▶ _Exercise instructions_: Copy the material that follows word for word and omit its pictures.

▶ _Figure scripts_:

* * * * *

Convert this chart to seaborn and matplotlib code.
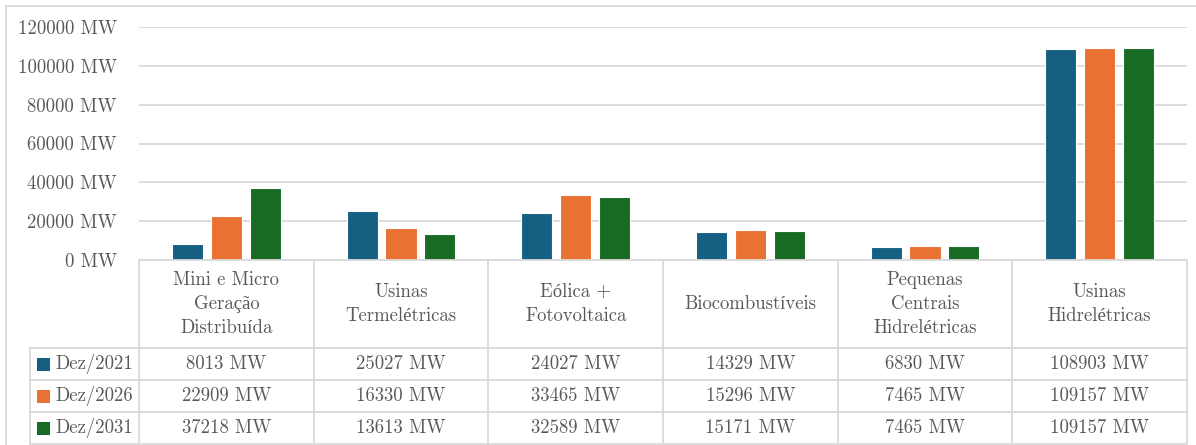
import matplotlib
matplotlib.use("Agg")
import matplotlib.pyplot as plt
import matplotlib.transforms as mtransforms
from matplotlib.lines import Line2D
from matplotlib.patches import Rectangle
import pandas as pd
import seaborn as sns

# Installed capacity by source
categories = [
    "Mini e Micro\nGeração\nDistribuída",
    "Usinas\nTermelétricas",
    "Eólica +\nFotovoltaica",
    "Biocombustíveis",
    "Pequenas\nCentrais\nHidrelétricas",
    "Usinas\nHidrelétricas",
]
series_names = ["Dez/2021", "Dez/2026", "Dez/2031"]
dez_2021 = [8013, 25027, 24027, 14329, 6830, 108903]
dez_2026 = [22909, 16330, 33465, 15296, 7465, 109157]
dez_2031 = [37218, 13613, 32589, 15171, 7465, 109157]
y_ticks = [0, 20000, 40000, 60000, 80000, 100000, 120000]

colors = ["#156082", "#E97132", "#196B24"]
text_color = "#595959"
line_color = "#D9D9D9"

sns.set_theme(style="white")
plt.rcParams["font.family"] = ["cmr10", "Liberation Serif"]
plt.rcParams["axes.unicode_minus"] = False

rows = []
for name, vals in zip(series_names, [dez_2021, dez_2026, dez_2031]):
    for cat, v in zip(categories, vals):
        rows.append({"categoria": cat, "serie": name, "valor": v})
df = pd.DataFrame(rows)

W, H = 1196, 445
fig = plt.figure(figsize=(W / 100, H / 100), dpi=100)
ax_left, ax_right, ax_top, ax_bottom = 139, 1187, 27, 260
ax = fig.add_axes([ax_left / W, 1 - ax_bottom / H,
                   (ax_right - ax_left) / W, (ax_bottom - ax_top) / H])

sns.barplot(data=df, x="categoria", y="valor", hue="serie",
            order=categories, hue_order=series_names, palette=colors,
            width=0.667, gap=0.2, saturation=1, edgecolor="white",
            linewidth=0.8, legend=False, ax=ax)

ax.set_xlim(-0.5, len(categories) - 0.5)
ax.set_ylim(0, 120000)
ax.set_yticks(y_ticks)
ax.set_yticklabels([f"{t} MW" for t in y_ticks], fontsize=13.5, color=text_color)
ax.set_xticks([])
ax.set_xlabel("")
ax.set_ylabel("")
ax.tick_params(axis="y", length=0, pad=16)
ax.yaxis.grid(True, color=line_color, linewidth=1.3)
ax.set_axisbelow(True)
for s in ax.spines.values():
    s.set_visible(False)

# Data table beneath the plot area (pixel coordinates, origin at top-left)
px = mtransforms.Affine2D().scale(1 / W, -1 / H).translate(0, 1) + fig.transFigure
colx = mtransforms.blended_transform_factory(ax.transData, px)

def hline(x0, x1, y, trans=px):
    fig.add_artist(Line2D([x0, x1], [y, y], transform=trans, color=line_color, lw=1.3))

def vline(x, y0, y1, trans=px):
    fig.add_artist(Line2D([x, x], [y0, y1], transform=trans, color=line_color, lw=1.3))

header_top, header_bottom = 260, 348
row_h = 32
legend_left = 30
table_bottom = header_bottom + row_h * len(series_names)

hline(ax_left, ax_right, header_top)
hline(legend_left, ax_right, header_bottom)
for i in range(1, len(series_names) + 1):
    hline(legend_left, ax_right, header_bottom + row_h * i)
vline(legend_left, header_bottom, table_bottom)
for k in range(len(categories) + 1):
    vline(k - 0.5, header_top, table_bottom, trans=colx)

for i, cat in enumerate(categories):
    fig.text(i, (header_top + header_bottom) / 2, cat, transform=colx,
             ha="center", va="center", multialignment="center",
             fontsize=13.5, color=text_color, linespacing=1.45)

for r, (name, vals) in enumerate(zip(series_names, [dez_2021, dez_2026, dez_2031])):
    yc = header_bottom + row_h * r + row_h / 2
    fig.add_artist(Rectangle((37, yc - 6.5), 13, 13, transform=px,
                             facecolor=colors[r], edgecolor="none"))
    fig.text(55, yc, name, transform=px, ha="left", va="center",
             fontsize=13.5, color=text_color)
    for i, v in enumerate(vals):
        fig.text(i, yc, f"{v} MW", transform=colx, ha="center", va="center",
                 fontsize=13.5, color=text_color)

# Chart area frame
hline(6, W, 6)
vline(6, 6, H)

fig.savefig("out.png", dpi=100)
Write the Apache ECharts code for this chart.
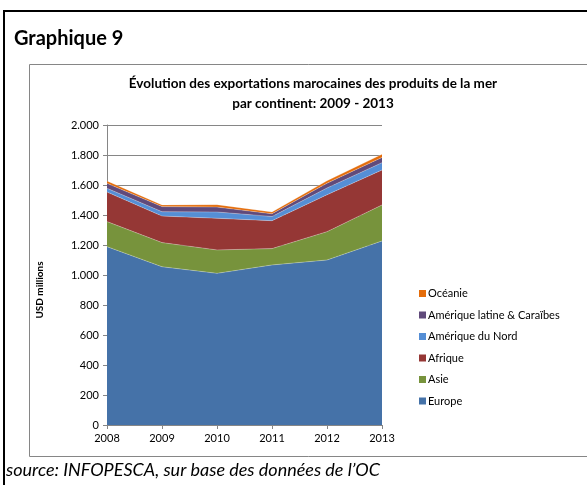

* * * * *

▶ _Response_:
Convert this chart to seaborn and matplotlib code.
import matplotlib
matplotlib.use("Agg")
import matplotlib.pyplot as plt
import matplotlib.transforms as mtransforms
from matplotlib.lines import Line2D
from matplotlib.patches import Rectangle
import pandas as pd
import seaborn as sns

# Installed capacity by source
categories = [
    "Mini e Micro\nGeração\nDistribuída",
    "Usinas\nTermelétricas",
    "Eólica +\nFotovoltaica",
    "Biocombustíveis",
    "Pequenas\nCentrais\nHidrelétricas",
    "Usinas\nHidrelétricas",
]
series_names = ["Dez/2021", "Dez/2026", "Dez/2031"]
dez_2021 = [8013, 25027, 24027, 14329, 6830, 108903]
dez_2026 = [22909, 16330, 33465, 15296, 7465, 109157]
dez_2031 = [37218, 13613, 32589, 15171, 7465, 109157]
y_ticks = [0, 20000, 40000, 60000, 80000, 100000, 120000]

colors = ["#156082", "#E97132", "#196B24"]
text_color = "#595959"
line_color = "#D9D9D9"

sns.set_theme(style="white")
plt.rcParams["font.family"] = ["cmr10", "Liberation Serif"]
plt.rcParams["axes.unicode_minus"] = False

rows = []
for name, vals in zip(series_names, [dez_2021, dez_2026, dez_2031]):
    for cat, v in zip(categories, vals):
        rows.append({"categoria": cat, "serie": name, "valor": v})
df = pd.DataFrame(rows)

W, H = 1196, 445
fig = plt.figure(figsize=(W / 100, H / 100), dpi=100)
ax_left, ax_right, ax_top, ax_bottom = 139, 1187, 27, 260
ax = fig.add_axes([ax_left / W, 1 - ax_bottom / H,
                   (ax_right - ax_left) / W, (ax_bottom - ax_top) / H])

sns.barplot(data=df, x="categoria", y="valor", hue="serie",
            order=categories, hue_order=series_names, palette=colors,
            width=0.667, gap=0.2, saturation=1, edgecolor="white",
            linewidth=0.8, legend=False, ax=ax)

ax.set_xlim(-0.5, len(categories) - 0.5)
ax.set_ylim(0, 120000)
ax.set_yticks(y_ticks)
ax.set_yticklabels([f"{t} MW" for t in y_ticks], fontsize=13.5, color=text_color)
ax.set_xticks([])
ax.set_xlabel("")
ax.set_ylabel("")
ax.tick_params(axis="y", length=0, pad=16)
ax.yaxis.grid(True, color=line_color, linewidth=1.3)
ax.set_axisbelow(True)
for s in ax.spines.values():
    s.set_visible(False)

# Data table beneath the plot area (pixel coordinates, origin at top-left)
px = mtransforms.Affine2D().scale(1 / W, -1 / H).translate(0, 1) + fig.transFigure
colx = mtransforms.blended_transform_factory(ax.transData, px)

def hline(x0, x1, y, trans=px):
    fig.add_artist(Line2D([x0, x1], [y, y], transform=trans, color=line_color, lw=1.3))

def vline(x, y0, y1, trans=px):
    fig.add_artist(Line2D([x, x], [y0, y1], transform=trans, color=line_color, lw=1.3))

header_top, header_bottom = 260, 348
row_h = 32
legend_left = 30
table_bottom = header_bottom + row_h * len(series_names)

hline(ax_left, ax_right, header_top)
hline(legend_left, ax_right, header_bottom)
for i in range(1, len(series_names) + 1):
    hline(legend_left, ax_right, header_bottom + row_h * i)
vline(legend_left, header_bottom, table_bottom)
for k in range(len(categories) + 1):
    vline(k - 0.5, header_top, table_bottom, trans=colx)

for i, cat in enumerate(categories):
    fig.text(i, (header_top + header_bottom) / 2, cat, transform=colx,
             ha="center", va="center", multialignment="center",
             fontsize=13.5, color=text_color, linespacing=1.45)

for r, (name, vals) in enumerate(zip(series_names, [dez_2021, dez_2026, dez_2031])):
    yc = header_bottom + row_h * r + row_h / 2
    fig.add_artist(Rectangle((37, yc - 6.5), 13, 13, transform=px,
                             facecolor=colors[r], edgecolor="none"))
    fig.text(55, yc, name, transform=px, ha="left", va="center",
             fontsize=13.5, color=text_color)
    for i, v in enumerate(vals):
        fig.text(i, yc, f"{v} MW", transform=colx, ha="center", va="center",
                 fontsize=13.5, color=text_color)

# Chart area frame
hline(6, W, 6)
vline(6, 6, H)

fig.savefig("out.png", dpi=100)
Write the Apache ECharts code for this chart.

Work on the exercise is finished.